If the strings contain non-ascii characters, and one is unibyte while the other is multibyte, then they cannot be equal. See Text Representations.

— Function: string-equal string1 string2

string-equal is another name for string=.

— Function: string< string1 string2

This function compares two strings a character at a time. It scans both the strings at the same time to find the first pair of corresponding characters that do not match. If the lesser character of these two is the character from string1, then string1 is less, and this function returns t. If the lesser character is the one from string2, then string1 is greater, and this function returns nil. If the two strings match entirely, the value is nil.

Pairs of characters are compared according to their character codes. Keep in mind that lower case letters have higher numeric values in the ascii character set than their upper case counterparts; digits and many punctuation characters have a lower numeric value than upper case letters. An ascii character is less than any non-ascii character; a unibyte non-ascii character is always less than any multibyte non-ascii character (see Text Representations).

          (string< "abc" "abd")
               => t
          (string< "abd" "abc")
               => nil
          (string< "123" "abc")
               => t
     

When the strings have different lengths, and they match up to the length of string1, then the result is t. If they match up to the length of string2, the result is nil. A string of no characters is less than any other string.

          (string< "" "abc")
               => t
          (string< "ab" "abc")
               => t
          (string< "abc" "")
               => nil
          (string< "abc" "ab")
               => nil
          (string< "" "")
               => nil
     
— Function: string-lessp string1 string2

string-lessp is another name for string<.

— Function: compare-strings string1 start1 end1 string2 start2 end2 &optional ignore-case

This function compares the specified part of string1 with the specified part of string2. The specified part of string1 runs from index start1 up to index end1 (nil means the end of the string). The specified part of string2 runs from index start2 up to index end2 (nil means the end of the string).

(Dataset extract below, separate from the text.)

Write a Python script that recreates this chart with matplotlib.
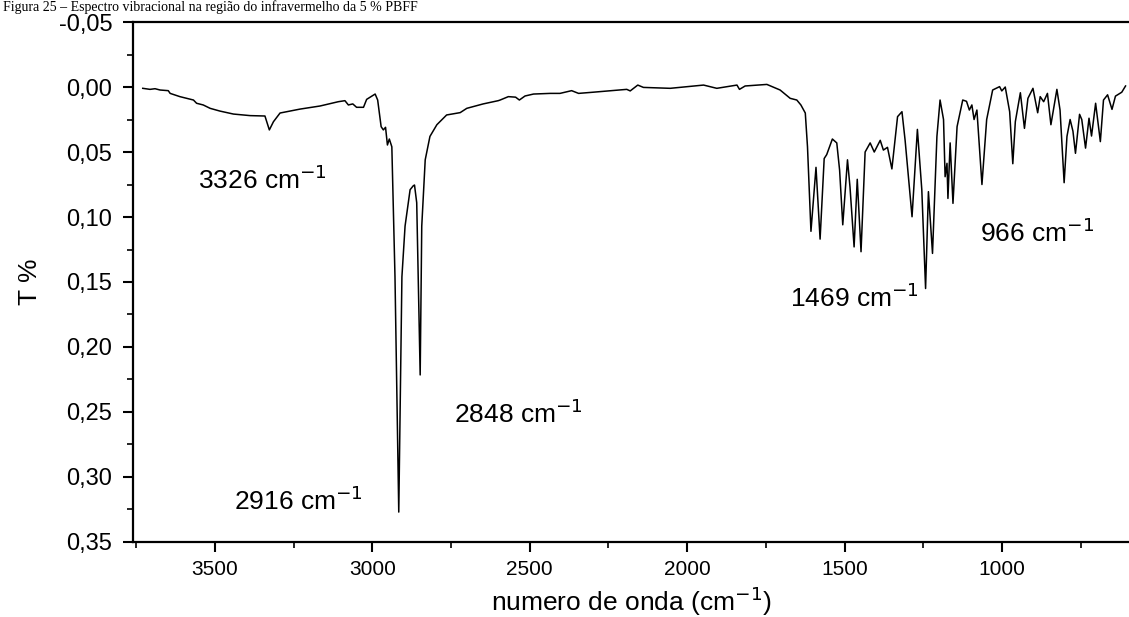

The strings are both converted to multibyte for the comparison (see Text Representations) so that a unibyte string can be equal to a multibyte string. If ignore-case is non-nil, then case is ignored, so that upper case letters can be equal to lower case letters.

If the specified portions of the two strings match, the value is t. Otherwise, the value is an integer which indicates how many leading characters agree, and which string is less. Its absolute value is one plus the number of characters that agree at the beginning of the two strings. The sign is negative if string1 (or its specified portion) is less.

— Function: assoc-ignore-case key alist

This function works like assoc, except that key must be a string, and comparison is done using compare-strings, ignoring case differences. See Association Lists.

— Function: assoc-ignore-representation key alist

This function works like assoc, except that key must be a string, and comparison is done using compare-strings. Case differences are significant.

See also compare-buffer-substrings in Comparing Text, for a way to compare text in buffers. The function string-match, which matches a regular expression against a string, can be used for a kind of string comparison; see Regexp Search.